The shape of our orbit around the sun influences how much solar radiation we receive. A perfectly circular orbit would produce uniform sunlight; an elliptical orbit means that we get varying degrees of heat throughout the year, and when very elliptic, the orbit ensures that we get intense sun exposure in the middle and less at the extremes.

It turns out that this orbit changes because our planet experiences gravitational pull from other planets in our solar system. Depending on the position of other planets, our gravitational pull may change, and therefore Earth will experience changes in its climate.

The pattern of changing climate therefore reflects solar system history more than carbon on Earth:

The difference in the distance between Earth’s closest approach to the Sun (known as perihelion), which occurs on or about January 3 each year, and its farthest departure from the Sun (known as aphelion) on or about July 4, is currently about 5.1 million kilometers (about 3.2 million miles), a variation of 3.4 percent. That means each January, about 6.8 percent more incoming solar radiation reaches Earth than it does each July.

When Earth’s orbit is at its most elliptic, about 23 percent more incoming solar radiation reaches Earth at our planet’s closest approach to the Sun each year than does at its farthest departure from the Sun. Currently, Earth’s eccentricity is very slowly decreasing and is approaching its least elliptic (most circular), in a cycle that spans about 100,000 years.

Getting almost a quarter more solar radiation a year will result in a hotter climate, and to adapt to this, Earth might experience more carbon as a way of stimulating the growth of vegetation, which will then absorb and utilize the extra solar energy.

This has been going on for some time, as described by Milankovich cycles which involves periodic alterations in the solar orbit, resulting in changed climate on Earth:

Termed Milankovitch cycles, eccentricity considers the shape of Earth’s orbit changing from circular to more elliptical over 100,000 year timescales, while obliquity refers to the varying ’tilt’ of the planet’s axis between 22.1 and 24.5 degrees over 41,000 years (contributing to seasons) and precession, which in simple terms is the direction Earth’s axis is pointed and can make the contrast between seasons more extreme in one hemisphere compared to the other.

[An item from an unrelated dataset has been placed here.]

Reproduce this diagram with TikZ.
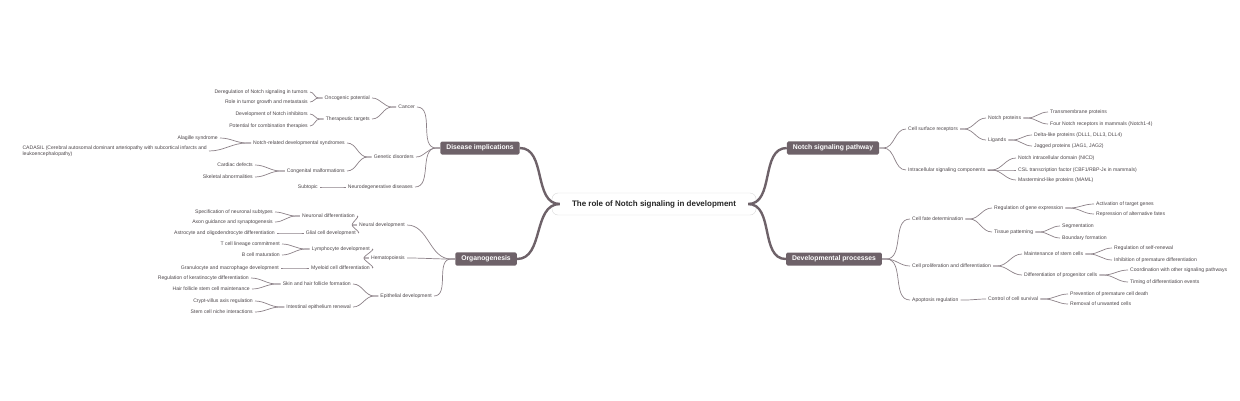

While the eccentricity cycle has been a major factor thought to drive glacial/interglacial cycles, newer research has suggested that they instead may result from a series of obliquity or precession cycles (especially as the former dominated up to 800,000 years ago).

While humans work to cut carbon on Earth, they may be doing the opposite of what we need to be doing, which is to increase the amount of vegetation on Earth. That will in turn fill the atmosphere with oxygen and other gasses which might trap heat when the cycle reverses and Earth gets cooler.

If humans want to avoid an environmental crisis, the best way is to let nature manage itself, which requires we set aside half or more of the land on Earth for nature and its ecosystems to manage themselves as they have for millennia. Ironically, this requires us to stop doing what we think helps, and focus on living within nature instead.

For example, cities concentrate heat and waste while outsourcing their production and waste to far-off lands, spreading the disaster. With over half of Earth’s population residing in cities, our problem intensifies with the more people who move to the cities, and nature is harmed by the increase in human population and land use that cities afford.

As usual, the “experts” turn out to be completely wrong on this issue. Our problem cannot be limited to carbon; limiting carbon will exacerbate the problem; the solution which is obscured by carbon limits, namely setting aside half of Earth for nature, remains ignored by the various bureaucrats and experts because it requires humanity to place limits on itself.